**TASK TO COMPLETE**
Will you write out the data exactly, excluding every picture?

═════ DATA EXCERPT ═════

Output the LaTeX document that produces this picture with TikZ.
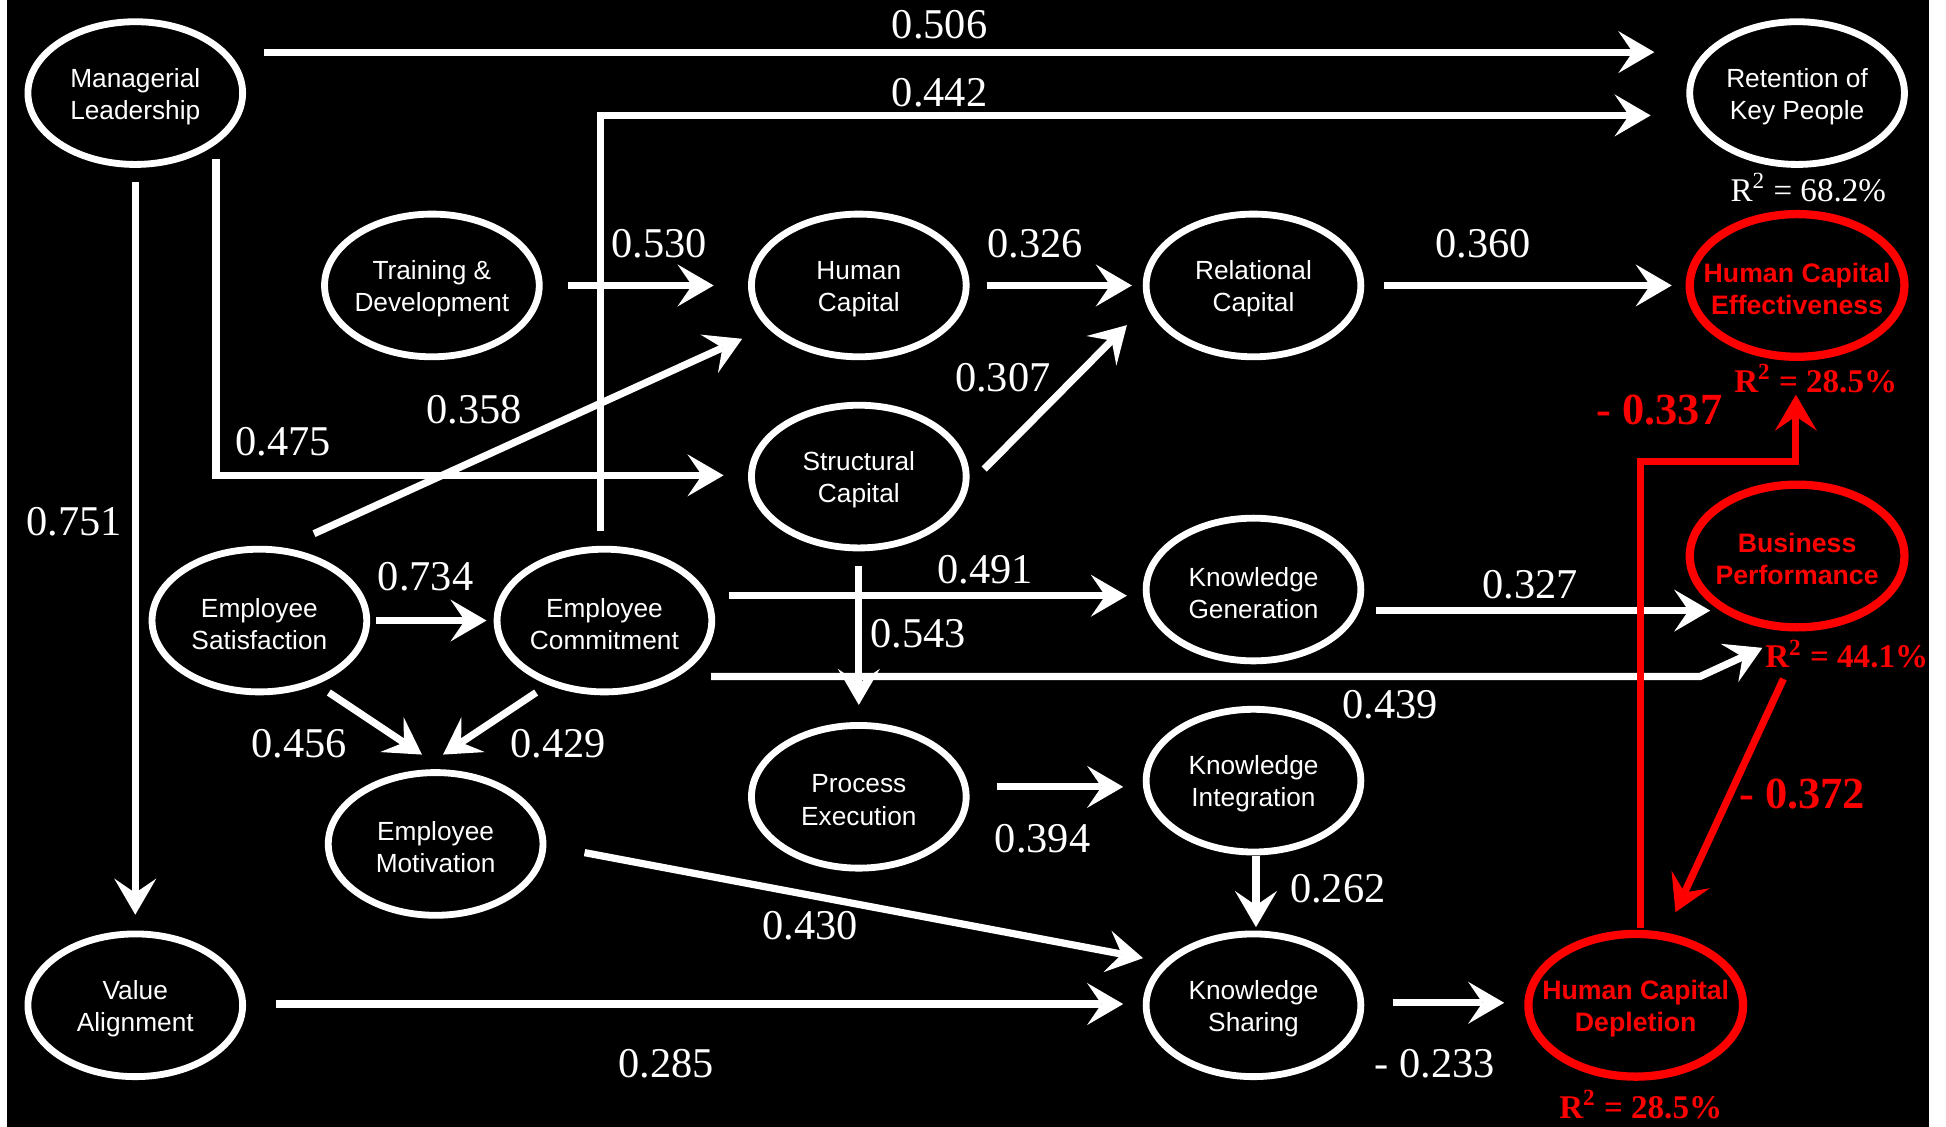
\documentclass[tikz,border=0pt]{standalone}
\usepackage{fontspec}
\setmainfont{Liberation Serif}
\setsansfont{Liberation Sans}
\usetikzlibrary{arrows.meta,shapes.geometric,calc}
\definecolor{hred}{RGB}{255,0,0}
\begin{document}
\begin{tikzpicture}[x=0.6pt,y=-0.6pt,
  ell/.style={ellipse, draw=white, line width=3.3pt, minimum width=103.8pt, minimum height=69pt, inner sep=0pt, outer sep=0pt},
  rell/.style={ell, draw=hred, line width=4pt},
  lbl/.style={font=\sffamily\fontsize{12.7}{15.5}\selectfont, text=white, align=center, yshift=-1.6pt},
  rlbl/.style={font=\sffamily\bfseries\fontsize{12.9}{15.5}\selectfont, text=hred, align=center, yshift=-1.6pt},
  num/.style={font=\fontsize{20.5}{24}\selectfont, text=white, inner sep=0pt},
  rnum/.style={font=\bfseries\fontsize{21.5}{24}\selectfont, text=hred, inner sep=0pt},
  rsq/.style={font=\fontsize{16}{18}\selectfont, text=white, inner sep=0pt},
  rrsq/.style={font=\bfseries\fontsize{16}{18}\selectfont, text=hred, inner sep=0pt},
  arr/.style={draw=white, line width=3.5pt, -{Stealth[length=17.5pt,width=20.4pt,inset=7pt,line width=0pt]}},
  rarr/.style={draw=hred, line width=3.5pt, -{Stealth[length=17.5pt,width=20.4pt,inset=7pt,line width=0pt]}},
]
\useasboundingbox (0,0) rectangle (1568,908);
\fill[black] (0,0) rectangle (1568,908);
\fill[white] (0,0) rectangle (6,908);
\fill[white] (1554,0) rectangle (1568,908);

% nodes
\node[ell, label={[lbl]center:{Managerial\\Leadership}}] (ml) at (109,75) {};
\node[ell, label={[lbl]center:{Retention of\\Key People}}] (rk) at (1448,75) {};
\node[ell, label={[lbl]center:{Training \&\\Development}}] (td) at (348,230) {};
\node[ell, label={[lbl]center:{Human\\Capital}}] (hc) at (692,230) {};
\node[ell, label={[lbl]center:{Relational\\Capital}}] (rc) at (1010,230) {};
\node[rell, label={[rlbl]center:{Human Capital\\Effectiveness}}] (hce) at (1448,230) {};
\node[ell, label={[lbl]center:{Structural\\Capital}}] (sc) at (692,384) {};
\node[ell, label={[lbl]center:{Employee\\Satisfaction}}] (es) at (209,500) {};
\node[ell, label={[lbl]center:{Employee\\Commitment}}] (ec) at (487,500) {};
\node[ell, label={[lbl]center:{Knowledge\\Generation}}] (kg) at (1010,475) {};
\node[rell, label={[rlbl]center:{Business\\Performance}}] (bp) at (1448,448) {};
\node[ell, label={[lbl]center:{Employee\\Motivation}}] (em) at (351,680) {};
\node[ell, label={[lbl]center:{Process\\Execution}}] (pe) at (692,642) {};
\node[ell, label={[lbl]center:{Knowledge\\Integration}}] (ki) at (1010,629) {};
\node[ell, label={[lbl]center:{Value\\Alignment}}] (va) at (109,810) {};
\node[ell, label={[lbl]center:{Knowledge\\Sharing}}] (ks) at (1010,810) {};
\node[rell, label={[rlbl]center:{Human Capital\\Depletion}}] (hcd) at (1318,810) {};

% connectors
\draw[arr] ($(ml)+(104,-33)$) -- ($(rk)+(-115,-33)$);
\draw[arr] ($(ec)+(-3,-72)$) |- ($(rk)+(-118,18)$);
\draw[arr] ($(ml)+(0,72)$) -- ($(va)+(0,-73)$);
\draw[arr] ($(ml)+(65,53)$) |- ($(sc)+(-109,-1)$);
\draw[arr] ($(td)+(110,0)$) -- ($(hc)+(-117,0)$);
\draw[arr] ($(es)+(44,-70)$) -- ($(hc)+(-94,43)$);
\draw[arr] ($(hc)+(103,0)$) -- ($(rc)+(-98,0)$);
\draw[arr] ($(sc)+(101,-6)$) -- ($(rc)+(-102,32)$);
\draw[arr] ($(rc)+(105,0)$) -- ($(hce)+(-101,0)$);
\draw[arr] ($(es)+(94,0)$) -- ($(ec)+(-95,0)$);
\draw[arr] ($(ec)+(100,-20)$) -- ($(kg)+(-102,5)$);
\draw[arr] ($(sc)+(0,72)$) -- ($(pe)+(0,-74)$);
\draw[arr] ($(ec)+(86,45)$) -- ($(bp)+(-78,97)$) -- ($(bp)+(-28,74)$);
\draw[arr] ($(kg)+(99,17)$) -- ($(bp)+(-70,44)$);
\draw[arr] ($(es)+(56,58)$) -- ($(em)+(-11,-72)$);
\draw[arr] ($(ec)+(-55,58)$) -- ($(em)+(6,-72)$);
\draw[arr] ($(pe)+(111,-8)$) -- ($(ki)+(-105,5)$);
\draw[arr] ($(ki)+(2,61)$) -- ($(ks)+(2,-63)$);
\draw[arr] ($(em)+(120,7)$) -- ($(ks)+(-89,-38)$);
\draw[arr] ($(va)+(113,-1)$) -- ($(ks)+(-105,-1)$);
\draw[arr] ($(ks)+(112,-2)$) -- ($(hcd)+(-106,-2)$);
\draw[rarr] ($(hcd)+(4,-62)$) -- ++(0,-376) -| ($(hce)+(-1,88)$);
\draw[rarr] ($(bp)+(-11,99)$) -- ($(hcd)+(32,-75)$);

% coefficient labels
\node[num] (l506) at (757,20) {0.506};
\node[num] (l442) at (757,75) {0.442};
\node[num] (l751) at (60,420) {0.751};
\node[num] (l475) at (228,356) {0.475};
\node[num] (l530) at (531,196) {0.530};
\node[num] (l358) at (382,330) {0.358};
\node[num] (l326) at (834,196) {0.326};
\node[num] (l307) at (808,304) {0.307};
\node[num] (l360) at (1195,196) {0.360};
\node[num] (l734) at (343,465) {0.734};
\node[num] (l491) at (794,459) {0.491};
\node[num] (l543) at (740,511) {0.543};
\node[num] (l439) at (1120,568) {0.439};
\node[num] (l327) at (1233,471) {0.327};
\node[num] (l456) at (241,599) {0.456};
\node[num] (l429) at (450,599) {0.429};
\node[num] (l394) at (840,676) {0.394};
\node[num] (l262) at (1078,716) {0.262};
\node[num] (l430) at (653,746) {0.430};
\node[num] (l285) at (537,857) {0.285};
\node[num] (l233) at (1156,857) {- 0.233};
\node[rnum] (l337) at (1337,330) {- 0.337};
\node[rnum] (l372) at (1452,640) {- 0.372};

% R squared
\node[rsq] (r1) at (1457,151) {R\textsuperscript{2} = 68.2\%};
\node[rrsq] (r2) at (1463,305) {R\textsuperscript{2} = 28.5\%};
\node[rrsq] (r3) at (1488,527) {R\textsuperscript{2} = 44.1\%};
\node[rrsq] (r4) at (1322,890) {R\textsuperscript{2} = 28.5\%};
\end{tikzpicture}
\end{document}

═════

**FINAL RESULT**
Output the LaTeX document that produces this picture with TikZ.
\documentclass[tikz,border=0pt]{standalone}
\usepackage{fontspec}
\setmainfont{Liberation Serif}
\setsansfont{Liberation Sans}
\usetikzlibrary{arrows.meta,shapes.geometric,calc}
\definecolor{hred}{RGB}{255,0,0}
\begin{document}
\begin{tikzpicture}[x=0.6pt,y=-0.6pt,
  ell/.style={ellipse, draw=white, line width=3.3pt, minimum width=103.8pt, minimum height=69pt, inner sep=0pt, outer sep=0pt},
  rell/.style={ell, draw=hred, line width=4pt},
  lbl/.style={font=\sffamily\fontsize{12.7}{15.5}\selectfont, text=white, align=center, yshift=-1.6pt},
  rlbl/.style={font=\sffamily\bfseries\fontsize{12.9}{15.5}\selectfont, text=hred, align=center, yshift=-1.6pt},
  num/.style={font=\fontsize{20.5}{24}\selectfont, text=white, inner sep=0pt},
  rnum/.style={font=\bfseries\fontsize{21.5}{24}\selectfont, text=hred, inner sep=0pt},
  rsq/.style={font=\fontsize{16}{18}\selectfont, text=white, inner sep=0pt},
  rrsq/.style={font=\bfseries\fontsize{16}{18}\selectfont, text=hred, inner sep=0pt},
  arr/.style={draw=white, line width=3.5pt, -{Stealth[length=17.5pt,width=20.4pt,inset=7pt,line width=0pt]}},
  rarr/.style={draw=hred, line width=3.5pt, -{Stealth[length=17.5pt,width=20.4pt,inset=7pt,line width=0pt]}},
]
\useasboundingbox (0,0) rectangle (1568,908);
\fill[black] (0,0) rectangle (1568,908);
\fill[white] (0,0) rectangle (6,908);
\fill[white] (1554,0) rectangle (1568,908);

% nodes
\node[ell, label={[lbl]center:{Managerial\\Leadership}}] (ml) at (109,75) {};
\node[ell, label={[lbl]center:{Retention of\\Key People}}] (rk) at (1448,75) {};
\node[ell, label={[lbl]center:{Training \&\\Development}}] (td) at (348,230) {};
\node[ell, label={[lbl]center:{Human\\Capital}}] (hc) at (692,230) {};
\node[ell, label={[lbl]center:{Relational\\Capital}}] (rc) at (1010,230) {};
\node[rell, label={[rlbl]center:{Human Capital\\Effectiveness}}] (hce) at (1448,230) {};
\node[ell, label={[lbl]center:{Structural\\Capital}}] (sc) at (692,384) {};
\node[ell, label={[lbl]center:{Employee\\Satisfaction}}] (es) at (209,500) {};
\node[ell, label={[lbl]center:{Employee\\Commitment}}] (ec) at (487,500) {};
\node[ell, label={[lbl]center:{Knowledge\\Generation}}] (kg) at (1010,475) {};
\node[rell, label={[rlbl]center:{Business\\Performance}}] (bp) at (1448,448) {};
\node[ell, label={[lbl]center:{Employee\\Motivation}}] (em) at (351,680) {};
\node[ell, label={[lbl]center:{Process\\Execution}}] (pe) at (692,642) {};
\node[ell, label={[lbl]center:{Knowledge\\Integration}}] (ki) at (1010,629) {};
\node[ell, label={[lbl]center:{Value\\Alignment}}] (va) at (109,810) {};
\node[ell, label={[lbl]center:{Knowledge\\Sharing}}] (ks) at (1010,810) {};
\node[rell, label={[rlbl]center:{Human Capital\\Depletion}}] (hcd) at (1318,810) {};

% connectors
\draw[arr] ($(ml)+(104,-33)$) -- ($(rk)+(-115,-33)$);
\draw[arr] ($(ec)+(-3,-72)$) |- ($(rk)+(-118,18)$);
\draw[arr] ($(ml)+(0,72)$) -- ($(va)+(0,-73)$);
\draw[arr] ($(ml)+(65,53)$) |- ($(sc)+(-109,-1)$);
\draw[arr] ($(td)+(110,0)$) -- ($(hc)+(-117,0)$);
\draw[arr] ($(es)+(44,-70)$) -- ($(hc)+(-94,43)$);
\draw[arr] ($(hc)+(103,0)$) -- ($(rc)+(-98,0)$);
\draw[arr] ($(sc)+(101,-6)$) -- ($(rc)+(-102,32)$);
\draw[arr] ($(rc)+(105,0)$) -- ($(hce)+(-101,0)$);
\draw[arr] ($(es)+(94,0)$) -- ($(ec)+(-95,0)$);
\draw[arr] ($(ec)+(100,-20)$) -- ($(kg)+(-102,5)$);
\draw[arr] ($(sc)+(0,72)$) -- ($(pe)+(0,-74)$);
\draw[arr] ($(ec)+(86,45)$) -- ($(bp)+(-78,97)$) -- ($(bp)+(-28,74)$);
\draw[arr] ($(kg)+(99,17)$) -- ($(bp)+(-70,44)$);
\draw[arr] ($(es)+(56,58)$) -- ($(em)+(-11,-72)$);
\draw[arr] ($(ec)+(-55,58)$) -- ($(em)+(6,-72)$);
\draw[arr] ($(pe)+(111,-8)$) -- ($(ki)+(-105,5)$);
\draw[arr] ($(ki)+(2,61)$) -- ($(ks)+(2,-63)$);
\draw[arr] ($(em)+(120,7)$) -- ($(ks)+(-89,-38)$);
\draw[arr] ($(va)+(113,-1)$) -- ($(ks)+(-105,-1)$);
\draw[arr] ($(ks)+(112,-2)$) -- ($(hcd)+(-106,-2)$);
\draw[rarr] ($(hcd)+(4,-62)$) -- ++(0,-376) -| ($(hce)+(-1,88)$);
\draw[rarr] ($(bp)+(-11,99)$) -- ($(hcd)+(32,-75)$);

% coefficient labels
\node[num] (l506) at (757,20) {0.506};
\node[num] (l442) at (757,75) {0.442};
\node[num] (l751) at (60,420) {0.751};
\node[num] (l475) at (228,356) {0.475};
\node[num] (l530) at (531,196) {0.530};
\node[num] (l358) at (382,330) {0.358};
\node[num] (l326) at (834,196) {0.326};
\node[num] (l307) at (808,304) {0.307};
\node[num] (l360) at (1195,196) {0.360};
\node[num] (l734) at (343,465) {0.734};
\node[num] (l491) at (794,459) {0.491};
\node[num] (l543) at (740,511) {0.543};
\node[num] (l439) at (1120,568) {0.439};
\node[num] (l327) at (1233,471) {0.327};
\node[num] (l456) at (241,599) {0.456};
\node[num] (l429) at (450,599) {0.429};
\node[num] (l394) at (840,676) {0.394};
\node[num] (l262) at (1078,716) {0.262};
\node[num] (l430) at (653,746) {0.430};
\node[num] (l285) at (537,857) {0.285};
\node[num] (l233) at (1156,857) {- 0.233};
\node[rnum] (l337) at (1337,330) {- 0.337};
\node[rnum] (l372) at (1452,640) {- 0.372};

% R squared
\node[rsq] (r1) at (1457,151) {R\textsuperscript{2} = 68.2\%};
\node[rrsq] (r2) at (1463,305) {R\textsuperscript{2} = 28.5\%};
\node[rrsq] (r3) at (1488,527) {R\textsuperscript{2} = 44.1\%};
\node[rrsq] (r4) at (1322,890) {R\textsuperscript{2} = 28.5\%};
\end{tikzpicture}
\end{document}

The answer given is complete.